### [SET EXERCISE]
Check every line of the entries that follow, and copy the ones containing "with".

◆ ◆ ◆ ◆ ◆

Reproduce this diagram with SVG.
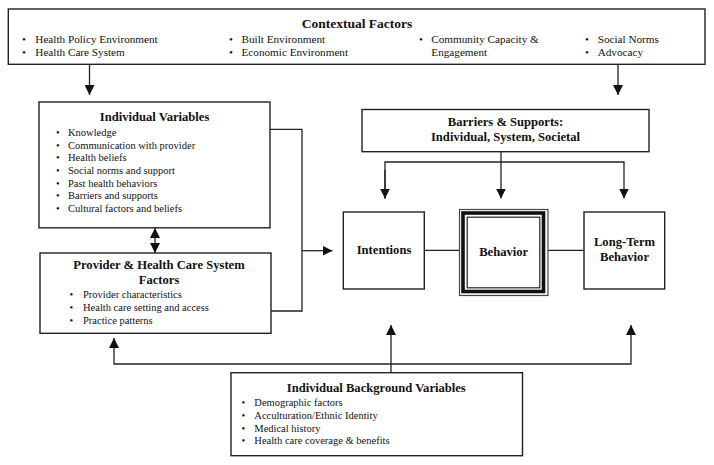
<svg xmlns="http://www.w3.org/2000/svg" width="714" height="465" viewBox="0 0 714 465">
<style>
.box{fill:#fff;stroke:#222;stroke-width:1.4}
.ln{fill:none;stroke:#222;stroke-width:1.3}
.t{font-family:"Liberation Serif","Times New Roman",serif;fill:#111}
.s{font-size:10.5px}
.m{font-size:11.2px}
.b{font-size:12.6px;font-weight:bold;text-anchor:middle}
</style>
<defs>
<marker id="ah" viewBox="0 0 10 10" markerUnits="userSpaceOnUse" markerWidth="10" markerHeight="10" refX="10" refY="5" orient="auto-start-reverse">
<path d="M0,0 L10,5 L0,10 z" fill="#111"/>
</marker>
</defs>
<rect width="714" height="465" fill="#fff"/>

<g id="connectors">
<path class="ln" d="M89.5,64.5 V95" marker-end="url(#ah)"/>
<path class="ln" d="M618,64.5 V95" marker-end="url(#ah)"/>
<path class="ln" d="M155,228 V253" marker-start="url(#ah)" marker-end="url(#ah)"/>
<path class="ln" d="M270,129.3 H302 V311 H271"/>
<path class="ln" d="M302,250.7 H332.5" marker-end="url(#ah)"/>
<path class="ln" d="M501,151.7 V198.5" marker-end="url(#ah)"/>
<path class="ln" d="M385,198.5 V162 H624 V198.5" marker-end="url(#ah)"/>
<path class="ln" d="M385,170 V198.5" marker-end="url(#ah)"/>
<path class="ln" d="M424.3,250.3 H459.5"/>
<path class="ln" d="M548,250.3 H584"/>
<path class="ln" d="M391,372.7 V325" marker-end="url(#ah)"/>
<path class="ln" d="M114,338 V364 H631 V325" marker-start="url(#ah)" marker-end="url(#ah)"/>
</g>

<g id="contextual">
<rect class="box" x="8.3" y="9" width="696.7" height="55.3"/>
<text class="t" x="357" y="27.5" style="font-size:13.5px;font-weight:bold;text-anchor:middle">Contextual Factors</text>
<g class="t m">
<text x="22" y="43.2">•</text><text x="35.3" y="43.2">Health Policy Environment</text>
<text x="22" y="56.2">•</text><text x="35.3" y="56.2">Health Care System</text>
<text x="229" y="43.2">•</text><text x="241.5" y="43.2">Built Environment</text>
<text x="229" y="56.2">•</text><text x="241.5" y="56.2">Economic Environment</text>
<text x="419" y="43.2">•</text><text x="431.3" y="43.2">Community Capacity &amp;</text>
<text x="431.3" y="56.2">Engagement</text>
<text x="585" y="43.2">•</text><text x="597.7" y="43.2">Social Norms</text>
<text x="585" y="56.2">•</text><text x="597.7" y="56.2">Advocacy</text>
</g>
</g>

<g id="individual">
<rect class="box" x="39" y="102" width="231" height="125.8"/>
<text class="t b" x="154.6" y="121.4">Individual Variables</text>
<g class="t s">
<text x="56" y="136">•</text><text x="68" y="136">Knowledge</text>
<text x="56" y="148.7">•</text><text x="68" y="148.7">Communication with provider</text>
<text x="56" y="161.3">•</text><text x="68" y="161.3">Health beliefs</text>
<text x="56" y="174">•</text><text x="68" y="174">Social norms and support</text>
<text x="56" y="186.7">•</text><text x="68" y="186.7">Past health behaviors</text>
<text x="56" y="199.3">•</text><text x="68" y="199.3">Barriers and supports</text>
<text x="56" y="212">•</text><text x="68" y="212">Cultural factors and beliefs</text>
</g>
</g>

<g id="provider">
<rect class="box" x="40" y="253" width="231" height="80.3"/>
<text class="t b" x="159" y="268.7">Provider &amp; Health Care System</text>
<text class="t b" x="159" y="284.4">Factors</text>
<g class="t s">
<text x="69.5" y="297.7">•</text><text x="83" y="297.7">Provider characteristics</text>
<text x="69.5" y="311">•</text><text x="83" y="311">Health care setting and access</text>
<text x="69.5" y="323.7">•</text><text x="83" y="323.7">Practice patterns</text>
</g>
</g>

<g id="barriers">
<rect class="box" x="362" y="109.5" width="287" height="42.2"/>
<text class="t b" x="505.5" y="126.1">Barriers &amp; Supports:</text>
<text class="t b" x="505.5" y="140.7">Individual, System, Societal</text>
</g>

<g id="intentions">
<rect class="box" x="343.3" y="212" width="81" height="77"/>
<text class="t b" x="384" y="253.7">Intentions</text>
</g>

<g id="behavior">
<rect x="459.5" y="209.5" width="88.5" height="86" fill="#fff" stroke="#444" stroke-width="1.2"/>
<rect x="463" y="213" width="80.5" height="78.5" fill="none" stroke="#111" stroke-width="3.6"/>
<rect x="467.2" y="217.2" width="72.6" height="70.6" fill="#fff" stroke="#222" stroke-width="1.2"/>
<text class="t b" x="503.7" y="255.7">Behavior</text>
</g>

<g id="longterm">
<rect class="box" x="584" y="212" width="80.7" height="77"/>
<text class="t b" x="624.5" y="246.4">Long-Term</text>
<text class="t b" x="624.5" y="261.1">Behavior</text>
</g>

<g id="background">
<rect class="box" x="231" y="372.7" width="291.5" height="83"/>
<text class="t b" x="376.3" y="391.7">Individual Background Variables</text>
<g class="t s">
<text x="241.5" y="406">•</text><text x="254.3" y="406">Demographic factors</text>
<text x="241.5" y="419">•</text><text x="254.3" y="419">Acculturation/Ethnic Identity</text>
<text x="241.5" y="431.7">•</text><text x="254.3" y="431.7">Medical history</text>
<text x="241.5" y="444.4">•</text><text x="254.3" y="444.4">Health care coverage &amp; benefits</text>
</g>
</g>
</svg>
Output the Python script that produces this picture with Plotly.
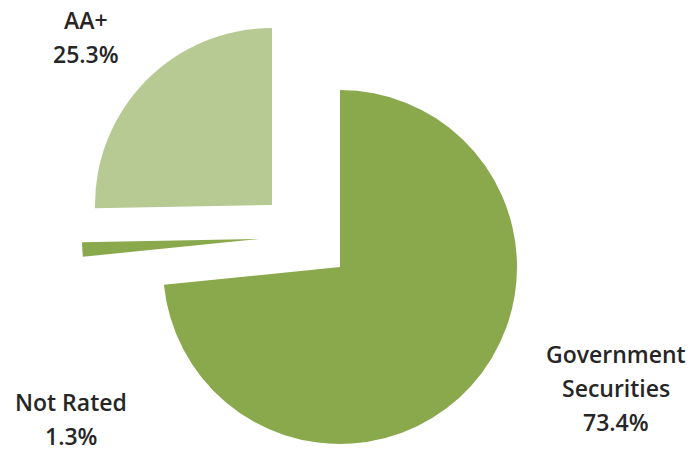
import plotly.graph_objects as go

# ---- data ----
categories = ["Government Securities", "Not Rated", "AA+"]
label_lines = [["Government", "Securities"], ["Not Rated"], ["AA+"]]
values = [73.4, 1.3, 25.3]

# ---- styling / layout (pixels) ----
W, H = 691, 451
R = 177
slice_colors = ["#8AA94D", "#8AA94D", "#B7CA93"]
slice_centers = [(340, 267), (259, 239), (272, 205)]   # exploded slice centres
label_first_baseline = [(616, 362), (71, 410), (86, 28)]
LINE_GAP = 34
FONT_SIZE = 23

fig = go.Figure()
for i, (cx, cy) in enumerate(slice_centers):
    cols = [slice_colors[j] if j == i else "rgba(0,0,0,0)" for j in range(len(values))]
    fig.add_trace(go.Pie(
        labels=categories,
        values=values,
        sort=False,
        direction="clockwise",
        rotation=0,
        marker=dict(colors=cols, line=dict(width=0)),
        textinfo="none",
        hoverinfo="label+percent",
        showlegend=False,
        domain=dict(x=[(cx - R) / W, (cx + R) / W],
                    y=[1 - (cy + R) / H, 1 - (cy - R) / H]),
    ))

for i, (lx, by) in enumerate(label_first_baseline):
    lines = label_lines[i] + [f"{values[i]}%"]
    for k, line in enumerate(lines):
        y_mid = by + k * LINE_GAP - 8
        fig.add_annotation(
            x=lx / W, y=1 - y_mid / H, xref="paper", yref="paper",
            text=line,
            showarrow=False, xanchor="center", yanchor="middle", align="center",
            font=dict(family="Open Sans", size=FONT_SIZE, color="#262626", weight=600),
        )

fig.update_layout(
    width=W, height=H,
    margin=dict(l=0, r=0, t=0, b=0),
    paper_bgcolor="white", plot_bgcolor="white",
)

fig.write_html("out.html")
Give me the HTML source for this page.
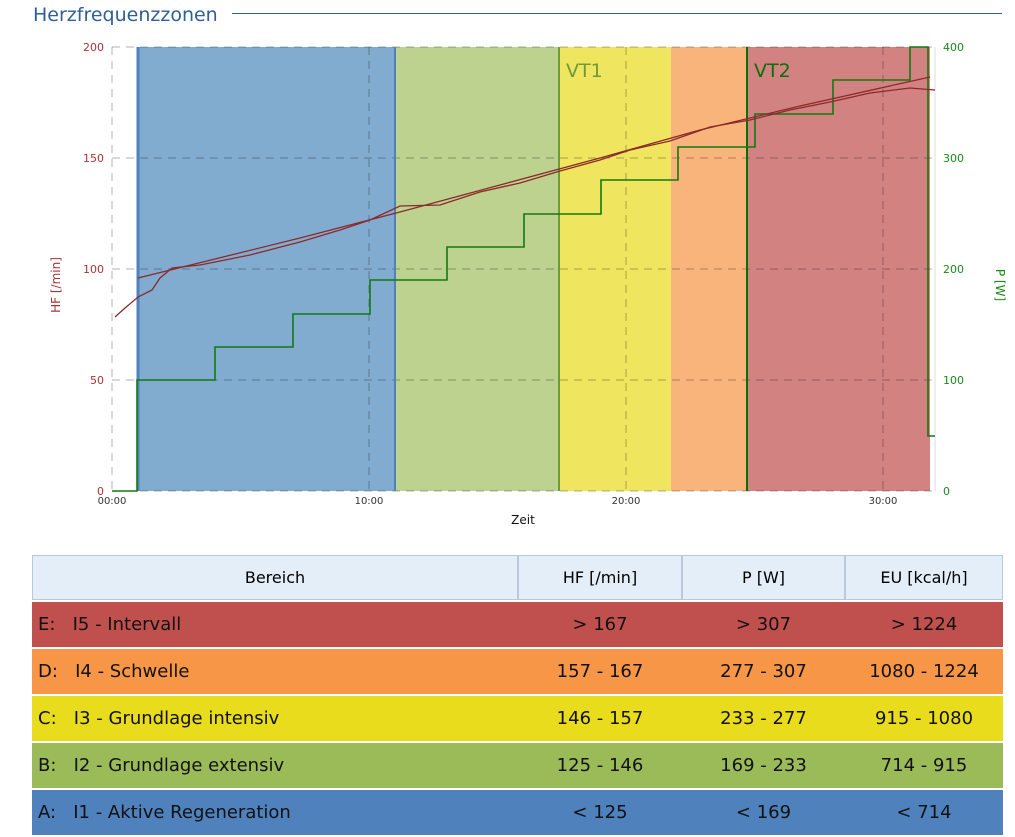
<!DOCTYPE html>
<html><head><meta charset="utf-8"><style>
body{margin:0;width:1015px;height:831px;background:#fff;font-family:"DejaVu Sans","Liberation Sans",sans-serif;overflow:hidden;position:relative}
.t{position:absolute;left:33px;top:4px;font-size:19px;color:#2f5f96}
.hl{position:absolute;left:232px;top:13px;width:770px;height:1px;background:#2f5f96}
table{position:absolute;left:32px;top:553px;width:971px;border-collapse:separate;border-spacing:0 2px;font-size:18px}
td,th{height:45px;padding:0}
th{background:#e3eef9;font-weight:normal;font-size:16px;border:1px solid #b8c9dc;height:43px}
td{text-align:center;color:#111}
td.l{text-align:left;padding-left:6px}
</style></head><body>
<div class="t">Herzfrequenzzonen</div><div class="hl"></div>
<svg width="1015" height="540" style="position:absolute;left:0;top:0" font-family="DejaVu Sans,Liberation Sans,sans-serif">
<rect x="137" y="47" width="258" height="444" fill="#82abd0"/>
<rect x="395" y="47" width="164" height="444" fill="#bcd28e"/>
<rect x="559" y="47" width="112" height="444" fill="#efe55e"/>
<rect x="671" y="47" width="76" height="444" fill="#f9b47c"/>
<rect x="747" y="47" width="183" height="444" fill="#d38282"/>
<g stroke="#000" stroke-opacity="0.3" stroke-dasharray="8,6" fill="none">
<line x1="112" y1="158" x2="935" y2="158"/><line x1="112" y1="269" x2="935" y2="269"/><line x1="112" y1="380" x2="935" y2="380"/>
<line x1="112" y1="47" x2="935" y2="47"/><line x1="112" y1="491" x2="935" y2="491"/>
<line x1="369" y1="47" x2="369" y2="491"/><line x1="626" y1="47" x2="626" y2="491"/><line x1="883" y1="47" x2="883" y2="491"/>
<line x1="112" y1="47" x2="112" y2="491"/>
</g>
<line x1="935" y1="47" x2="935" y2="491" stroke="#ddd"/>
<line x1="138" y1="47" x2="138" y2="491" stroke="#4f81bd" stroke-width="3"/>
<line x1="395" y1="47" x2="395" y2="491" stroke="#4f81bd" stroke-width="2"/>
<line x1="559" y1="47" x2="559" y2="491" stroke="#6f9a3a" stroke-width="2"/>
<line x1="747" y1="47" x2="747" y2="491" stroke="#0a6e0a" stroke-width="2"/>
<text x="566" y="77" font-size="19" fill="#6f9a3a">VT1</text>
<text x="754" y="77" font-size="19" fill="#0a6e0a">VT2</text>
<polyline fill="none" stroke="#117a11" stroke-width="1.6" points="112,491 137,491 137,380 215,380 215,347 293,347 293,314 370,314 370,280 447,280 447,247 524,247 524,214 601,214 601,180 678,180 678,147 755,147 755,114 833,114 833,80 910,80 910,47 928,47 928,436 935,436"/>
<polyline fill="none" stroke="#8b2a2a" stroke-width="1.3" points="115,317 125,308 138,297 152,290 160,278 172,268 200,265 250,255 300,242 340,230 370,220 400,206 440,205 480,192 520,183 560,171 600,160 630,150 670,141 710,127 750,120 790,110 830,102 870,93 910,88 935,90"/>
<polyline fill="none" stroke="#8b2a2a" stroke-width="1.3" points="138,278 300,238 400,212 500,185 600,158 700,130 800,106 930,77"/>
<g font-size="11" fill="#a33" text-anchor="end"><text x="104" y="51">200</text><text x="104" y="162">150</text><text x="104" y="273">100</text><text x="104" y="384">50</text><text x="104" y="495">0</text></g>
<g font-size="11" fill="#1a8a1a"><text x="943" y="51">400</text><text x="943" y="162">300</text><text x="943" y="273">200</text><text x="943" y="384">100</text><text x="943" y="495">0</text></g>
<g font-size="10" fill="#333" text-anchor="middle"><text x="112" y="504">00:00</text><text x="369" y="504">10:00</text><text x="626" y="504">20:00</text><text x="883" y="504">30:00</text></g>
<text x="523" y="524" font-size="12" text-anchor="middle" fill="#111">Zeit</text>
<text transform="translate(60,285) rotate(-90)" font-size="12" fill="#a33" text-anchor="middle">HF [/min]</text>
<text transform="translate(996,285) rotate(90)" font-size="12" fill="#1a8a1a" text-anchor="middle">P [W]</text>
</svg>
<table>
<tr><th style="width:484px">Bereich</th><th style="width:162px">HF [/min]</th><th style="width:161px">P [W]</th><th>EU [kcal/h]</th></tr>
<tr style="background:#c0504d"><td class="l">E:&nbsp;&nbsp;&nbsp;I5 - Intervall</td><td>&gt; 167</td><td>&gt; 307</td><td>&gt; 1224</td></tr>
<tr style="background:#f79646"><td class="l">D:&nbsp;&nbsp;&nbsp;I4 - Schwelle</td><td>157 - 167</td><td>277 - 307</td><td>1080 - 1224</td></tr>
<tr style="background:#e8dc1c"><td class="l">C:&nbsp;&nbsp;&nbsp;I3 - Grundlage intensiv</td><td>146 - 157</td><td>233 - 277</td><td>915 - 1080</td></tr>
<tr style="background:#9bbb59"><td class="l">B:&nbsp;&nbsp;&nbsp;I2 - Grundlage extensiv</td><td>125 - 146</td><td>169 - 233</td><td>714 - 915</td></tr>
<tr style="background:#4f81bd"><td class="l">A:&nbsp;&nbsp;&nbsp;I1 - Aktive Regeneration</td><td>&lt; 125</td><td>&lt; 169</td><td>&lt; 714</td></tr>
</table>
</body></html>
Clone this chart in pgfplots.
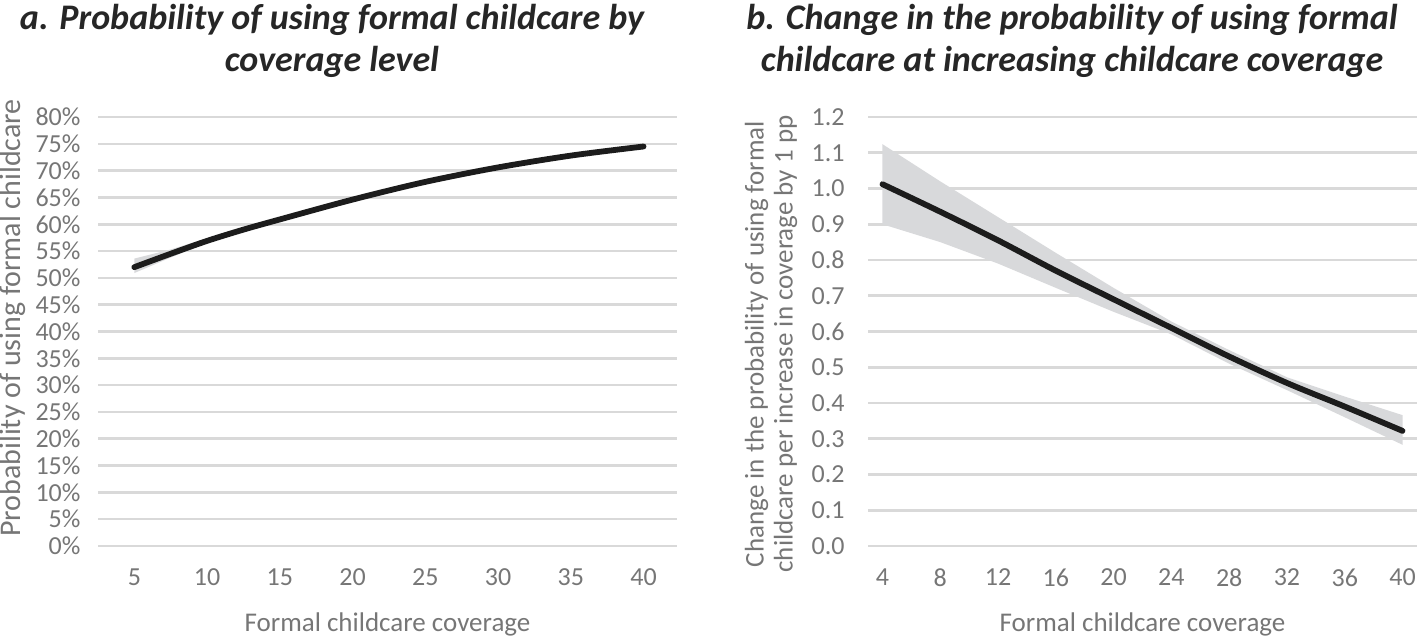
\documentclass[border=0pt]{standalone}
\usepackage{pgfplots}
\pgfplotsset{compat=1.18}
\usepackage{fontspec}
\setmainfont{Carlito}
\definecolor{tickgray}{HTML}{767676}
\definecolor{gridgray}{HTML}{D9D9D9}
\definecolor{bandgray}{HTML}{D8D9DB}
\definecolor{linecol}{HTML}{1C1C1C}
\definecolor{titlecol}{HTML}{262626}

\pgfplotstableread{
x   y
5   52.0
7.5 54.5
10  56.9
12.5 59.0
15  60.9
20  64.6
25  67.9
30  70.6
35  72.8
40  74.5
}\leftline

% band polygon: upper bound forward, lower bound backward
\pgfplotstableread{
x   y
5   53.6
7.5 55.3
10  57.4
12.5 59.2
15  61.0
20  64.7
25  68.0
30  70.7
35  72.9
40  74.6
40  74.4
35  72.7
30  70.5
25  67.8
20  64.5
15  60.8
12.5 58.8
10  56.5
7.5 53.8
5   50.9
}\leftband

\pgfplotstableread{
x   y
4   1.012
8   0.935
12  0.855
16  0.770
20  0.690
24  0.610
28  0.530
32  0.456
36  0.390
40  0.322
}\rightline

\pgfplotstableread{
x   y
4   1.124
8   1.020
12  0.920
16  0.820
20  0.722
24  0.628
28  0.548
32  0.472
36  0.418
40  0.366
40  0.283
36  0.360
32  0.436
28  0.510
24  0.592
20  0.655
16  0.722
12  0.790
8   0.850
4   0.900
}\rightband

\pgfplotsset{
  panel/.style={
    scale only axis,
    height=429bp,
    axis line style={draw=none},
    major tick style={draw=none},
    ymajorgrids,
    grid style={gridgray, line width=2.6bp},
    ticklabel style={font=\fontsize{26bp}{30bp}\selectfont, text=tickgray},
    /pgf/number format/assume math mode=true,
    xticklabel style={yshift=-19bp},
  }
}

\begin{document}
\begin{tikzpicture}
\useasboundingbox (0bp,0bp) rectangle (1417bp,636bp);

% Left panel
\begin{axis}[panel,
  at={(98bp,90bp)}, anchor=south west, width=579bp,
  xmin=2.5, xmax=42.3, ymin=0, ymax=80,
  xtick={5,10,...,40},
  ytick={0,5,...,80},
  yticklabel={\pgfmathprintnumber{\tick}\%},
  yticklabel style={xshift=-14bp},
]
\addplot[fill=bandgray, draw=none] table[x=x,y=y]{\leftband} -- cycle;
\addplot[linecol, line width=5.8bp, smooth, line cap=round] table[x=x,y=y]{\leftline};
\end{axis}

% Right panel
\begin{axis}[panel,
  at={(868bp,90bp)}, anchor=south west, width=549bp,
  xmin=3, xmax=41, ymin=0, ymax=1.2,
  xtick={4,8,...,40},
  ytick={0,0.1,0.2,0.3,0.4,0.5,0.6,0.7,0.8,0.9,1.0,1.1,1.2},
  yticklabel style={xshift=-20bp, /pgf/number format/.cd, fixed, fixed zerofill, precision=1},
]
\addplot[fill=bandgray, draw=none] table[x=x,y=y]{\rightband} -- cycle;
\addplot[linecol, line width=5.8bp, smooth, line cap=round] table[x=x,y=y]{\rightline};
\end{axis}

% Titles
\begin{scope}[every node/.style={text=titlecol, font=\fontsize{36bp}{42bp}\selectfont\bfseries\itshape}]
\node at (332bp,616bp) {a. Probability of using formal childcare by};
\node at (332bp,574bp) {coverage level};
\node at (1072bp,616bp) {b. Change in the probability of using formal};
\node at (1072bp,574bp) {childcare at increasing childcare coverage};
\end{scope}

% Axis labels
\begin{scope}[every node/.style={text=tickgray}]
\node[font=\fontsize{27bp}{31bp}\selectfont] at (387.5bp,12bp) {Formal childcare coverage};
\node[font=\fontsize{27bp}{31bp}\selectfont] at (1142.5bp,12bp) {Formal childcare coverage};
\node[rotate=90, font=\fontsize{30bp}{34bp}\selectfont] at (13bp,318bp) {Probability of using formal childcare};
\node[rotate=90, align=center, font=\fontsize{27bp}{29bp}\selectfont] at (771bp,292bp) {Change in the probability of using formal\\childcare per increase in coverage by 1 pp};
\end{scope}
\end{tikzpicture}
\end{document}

◆ ◆ ◆ ◆ ◆

### [RESULT FOR THIS TASK]
Reproduce this diagram with SVG.
<text x="56" y="148.7">•</text><text x="68" y="148.7">Communication with provider</text>
Output the Python script that produces this picture with Plotly.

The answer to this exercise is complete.